January 14, 2006

Five out of five

Watching the darts on telly always puts me in mind of Tom. Tom was at college with me twenty years ago and in the first year lived just along the corridor. He never did much: he also lived (as I did) in the bar, where he exhibited an aptitude for darts as prodigious as his work was not. I played him many times and I am not sure I ever took a game off him, certainly never one in which he could be bothered to concentrate, even if his means of acquiring that concentration was to let me build up a big lead first, much as some writers cannot write until a deadline is almost upon them.

One game in particular I remember. Tom had got down to twenty, with two of his three darts remaining, while my score was still in three figures and probably still closer to my starting score than it was to a double. Having beaten me far too often to render the mundane task of victory even slightly stimulating, he decided to spice it up a little by inviting me to select a more challenging finish than the obvious double ten. I suggested he oblige me by hitting double five twice successively instead: it's hard enough to hit a double first time even if you're a champion, twice in a row (and double five is not the easiest one to hit) would surely be beyond even Tom.

It was like Robin Hood, stepping backwards to split a wand with his arrow from a hundred and fifty paces rather than a hundred: such things happen only in myth. But Tom stepped back to the oche, looked up to the board to pick out the double five and hit it at his first attempt - and as I shook my head, he hit it with his one remaining dart as well.

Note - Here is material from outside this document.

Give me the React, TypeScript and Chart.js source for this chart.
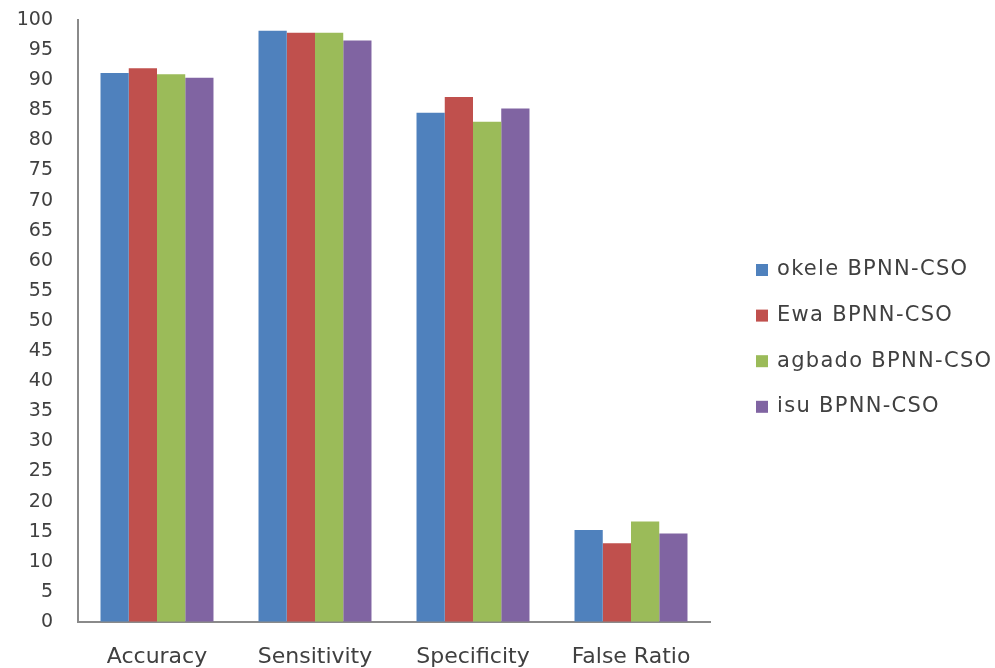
import React, { useEffect, useRef } from "react";
import { Chart, registerables } from "chart.js";

Chart.register(...registerables);

const categories = ["Accuracy", "Sensitivity", "Specificity", "False Ratio"];
const seriesNames = ["okele BPNN-CSO", "Ewa BPNN-CSO", "agbado BPNN-CSO", "isu BPNN-CSO"];
const okele = [91.2, 98.2, 84.6, 15.3];
const ewa = [92.0, 97.9, 87.2, 13.1];
const agbado = [91.0, 97.9, 83.1, 16.7];
const isu = [90.4, 96.6, 85.3, 14.7];
const seriesValues = [okele, ewa, agbado, isu];
const seriesColors = ["#4F81BD", "#C0504D", "#9BBB59", "#8064A2"];
const yMin = 0;
const yMax = 100;
const yStep = 5;

const FONT = "'DejaVu Sans', sans-serif";
const TEXT = "#404040";

const legendPlugin = {
  id: "sideLegend",
  afterDraw(chart: any) {
    const ctx = chart.ctx;
    ctx.save();
    ctx.font = `21px ${FONT}`;
    ctx.textBaseline = "middle";
    ctx.textAlign = "left";
    try { (ctx as any).letterSpacing = "1.3px"; } catch (e) {}
    chart.data.datasets.forEach((ds: any, i: number) => {
      const y = 270 + i * 45.6;
      ctx.fillStyle = ds.backgroundColor;
      ctx.fillRect(756, y - 6, 12, 12);
      ctx.fillStyle = TEXT;
      ctx.fillText(ds.label, 777, y);
    });
    ctx.restore();
  },
};

export default function App() {
  const ref = useRef<HTMLCanvasElement | null>(null);
  useEffect(() => {
    document.body.style.margin = "0";
    const canvas = ref.current!;
    const chart = new Chart(canvas, {
      type: "bar",
      data: {
        labels: categories,
        datasets: seriesNames.map((name, i) => ({
          label: name,
          data: seriesValues[i],
          backgroundColor: seriesColors[i],
          borderWidth: 0,
          categoryPercentage: 0.715,
          barPercentage: 1,
        })),
      },
      options: {
        responsive: false,
        animation: false,
        layout: { padding: { left: 8, right: 285, top: 20, bottom: 0 } },
        plugins: {
          legend: { display: false },
          tooltip: { enabled: false },
        },
        scales: {
          x: {
            grid: { display: false, drawTicks: false },
            border: { display: true, color: "#8a8a8a", width: 2 },
            ticks: {
              color: TEXT,
              font: { family: FONT, size: 22 },
              padding: 22,
              maxRotation: 0,
            },
            afterFit: (scale: any) => {
              scale.height = 46;
            },
          },
          y: {
            min: yMin,
            max: yMax,
            grid: {
              display: true,
              drawOnChartArea: false,
              drawTicks: true,
              tickLength: 22,
              color: "rgba(0,0,0,0)",
            },
            border: { display: true, color: "#8a8a8a", width: 2 },
            ticks: {
              stepSize: yStep,
              color: TEXT,
              font: { family: FONT, size: 19 },
              padding: 3,
            },
            afterFit: (scale: any) => {
              scale.width = 70;
            },
          },
        },
      },
      plugins: [legendPlugin],
    });
    return () => chart.destroy();
  }, []);
  return <canvas ref={ref} width={995} height={668} style={{ display: "block" }} />;
}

Only on one other occasion have I been on the receiving end of such a feat. I once played a chess tournament in Stroud with a clubmate of mine, Jesse Kraai, who was from New Mexico but was in England to study. During a break between rounds he made me a bet that he could beat me in five consecutive blitz games, a pound per game: and although he was a better player than I, he would even the odds by taking time off his clock every time he won a game. The first game would be played at five minutes apiece, but if he won it (as he did) he would play the second with four minutes, the third with only three and so on.

So he played the second game with four minutes, the third with three and the fourth with only two, and each time he knocked me over. The final game he played with what seemed to me an impossible one minute on the clock: how many moves can you play with only one minute to make them all and your opponent simply needing to avoid checkmate before your flag falls?

But Jesse had had his upbringing in American chess, where blitz play (and, for that matter, blitz for money) was far more common than it was here, and he knew how to stretch his sixty seconds by using my time as effectively as he used his. A crowd had gathered as the sequence of games progressed and by the time that Jesse delivered mate and I handed him his fiver, there was shouting and cheering all around the board. If they had been any more excited, they would have pìcked him up and carried him on their shoulders out of the playing hall and into the streets.

No crowd was there to see Tom hit his double double five: our game was played in an mostly empty corner of a mostly empty bar. But I saw it. I invited him to do it. And I remember it after all these years.